- Exercise objective -
Return each line of the data below verbatim; pictures are to be left out.

-------- Collected material --------

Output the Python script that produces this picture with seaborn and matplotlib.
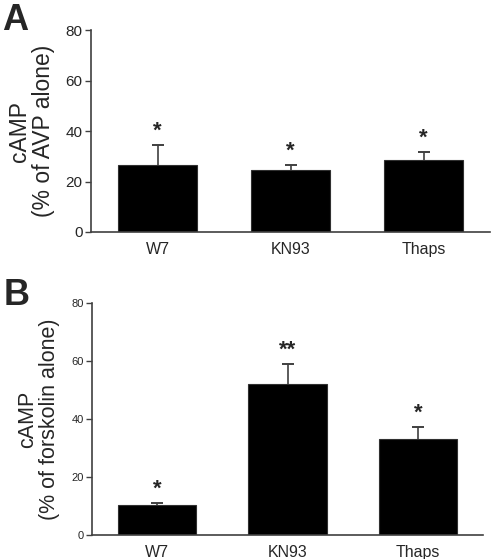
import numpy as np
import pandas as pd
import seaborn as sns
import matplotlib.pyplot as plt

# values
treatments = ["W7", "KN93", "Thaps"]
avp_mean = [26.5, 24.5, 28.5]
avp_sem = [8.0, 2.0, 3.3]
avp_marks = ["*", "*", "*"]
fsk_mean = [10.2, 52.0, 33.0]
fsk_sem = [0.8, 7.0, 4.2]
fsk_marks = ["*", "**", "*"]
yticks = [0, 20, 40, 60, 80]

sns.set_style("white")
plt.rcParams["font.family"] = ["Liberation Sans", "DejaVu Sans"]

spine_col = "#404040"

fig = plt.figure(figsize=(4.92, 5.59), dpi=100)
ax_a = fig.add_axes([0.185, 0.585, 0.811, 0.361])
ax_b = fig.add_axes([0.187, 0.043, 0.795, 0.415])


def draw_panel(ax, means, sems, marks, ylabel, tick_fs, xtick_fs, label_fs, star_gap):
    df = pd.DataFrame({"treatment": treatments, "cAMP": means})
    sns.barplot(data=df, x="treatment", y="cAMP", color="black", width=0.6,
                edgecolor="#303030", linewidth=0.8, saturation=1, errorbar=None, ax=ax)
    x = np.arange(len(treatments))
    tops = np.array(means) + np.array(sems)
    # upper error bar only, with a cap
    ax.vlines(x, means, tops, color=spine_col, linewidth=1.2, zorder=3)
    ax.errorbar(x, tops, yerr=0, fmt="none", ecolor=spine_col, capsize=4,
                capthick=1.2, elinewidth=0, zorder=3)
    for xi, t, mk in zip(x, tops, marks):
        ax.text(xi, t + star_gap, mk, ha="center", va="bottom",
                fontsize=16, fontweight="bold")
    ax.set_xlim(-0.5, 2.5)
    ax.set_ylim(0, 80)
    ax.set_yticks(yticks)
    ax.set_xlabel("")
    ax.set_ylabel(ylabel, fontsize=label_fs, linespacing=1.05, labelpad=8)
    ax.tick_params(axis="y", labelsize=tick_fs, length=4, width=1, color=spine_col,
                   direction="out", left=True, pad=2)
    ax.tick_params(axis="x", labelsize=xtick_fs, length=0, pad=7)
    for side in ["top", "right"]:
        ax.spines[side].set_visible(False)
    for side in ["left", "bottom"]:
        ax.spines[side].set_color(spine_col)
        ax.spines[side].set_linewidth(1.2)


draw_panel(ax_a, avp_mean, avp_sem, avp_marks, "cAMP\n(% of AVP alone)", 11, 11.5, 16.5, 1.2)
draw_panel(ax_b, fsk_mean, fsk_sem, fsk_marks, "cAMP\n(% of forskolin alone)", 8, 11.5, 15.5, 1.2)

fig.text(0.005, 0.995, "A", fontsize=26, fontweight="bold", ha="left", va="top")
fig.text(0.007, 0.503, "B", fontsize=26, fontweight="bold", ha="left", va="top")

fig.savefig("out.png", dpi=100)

--------

- Solution to the exercise -
Output the Python script that produces this picture with seaborn and matplotlib.
import numpy as np
import pandas as pd
import seaborn as sns
import matplotlib.pyplot as plt

# values
treatments = ["W7", "KN93", "Thaps"]
avp_mean = [26.5, 24.5, 28.5]
avp_sem = [8.0, 2.0, 3.3]
avp_marks = ["*", "*", "*"]
fsk_mean = [10.2, 52.0, 33.0]
fsk_sem = [0.8, 7.0, 4.2]
fsk_marks = ["*", "**", "*"]
yticks = [0, 20, 40, 60, 80]

sns.set_style("white")
plt.rcParams["font.family"] = ["Liberation Sans", "DejaVu Sans"]

spine_col = "#404040"

fig = plt.figure(figsize=(4.92, 5.59), dpi=100)
ax_a = fig.add_axes([0.185, 0.585, 0.811, 0.361])
ax_b = fig.add_axes([0.187, 0.043, 0.795, 0.415])


def draw_panel(ax, means, sems, marks, ylabel, tick_fs, xtick_fs, label_fs, star_gap):
    df = pd.DataFrame({"treatment": treatments, "cAMP": means})
    sns.barplot(data=df, x="treatment", y="cAMP", color="black", width=0.6,
                edgecolor="#303030", linewidth=0.8, saturation=1, errorbar=None, ax=ax)
    x = np.arange(len(treatments))
    tops = np.array(means) + np.array(sems)
    # upper error bar only, with a cap
    ax.vlines(x, means, tops, color=spine_col, linewidth=1.2, zorder=3)
    ax.errorbar(x, tops, yerr=0, fmt="none", ecolor=spine_col, capsize=4,
                capthick=1.2, elinewidth=0, zorder=3)
    for xi, t, mk in zip(x, tops, marks):
        ax.text(xi, t + star_gap, mk, ha="center", va="bottom",
                fontsize=16, fontweight="bold")
    ax.set_xlim(-0.5, 2.5)
    ax.set_ylim(0, 80)
    ax.set_yticks(yticks)
    ax.set_xlabel("")
    ax.set_ylabel(ylabel, fontsize=label_fs, linespacing=1.05, labelpad=8)
    ax.tick_params(axis="y", labelsize=tick_fs, length=4, width=1, color=spine_col,
                   direction="out", left=True, pad=2)
    ax.tick_params(axis="x", labelsize=xtick_fs, length=0, pad=7)
    for side in ["top", "right"]:
        ax.spines[side].set_visible(False)
    for side in ["left", "bottom"]:
        ax.spines[side].set_color(spine_col)
        ax.spines[side].set_linewidth(1.2)


draw_panel(ax_a, avp_mean, avp_sem, avp_marks, "cAMP\n(% of AVP alone)", 11, 11.5, 16.5, 1.2)
draw_panel(ax_b, fsk_mean, fsk_sem, fsk_marks, "cAMP\n(% of forskolin alone)", 8, 11.5, 15.5, 1.2)

fig.text(0.005, 0.995, "A", fontsize=26, fontweight="bold", ha="left", va="top")
fig.text(0.007, 0.503, "B", fontsize=26, fontweight="bold", ha="left", va="top")

fig.savefig("out.png", dpi=100)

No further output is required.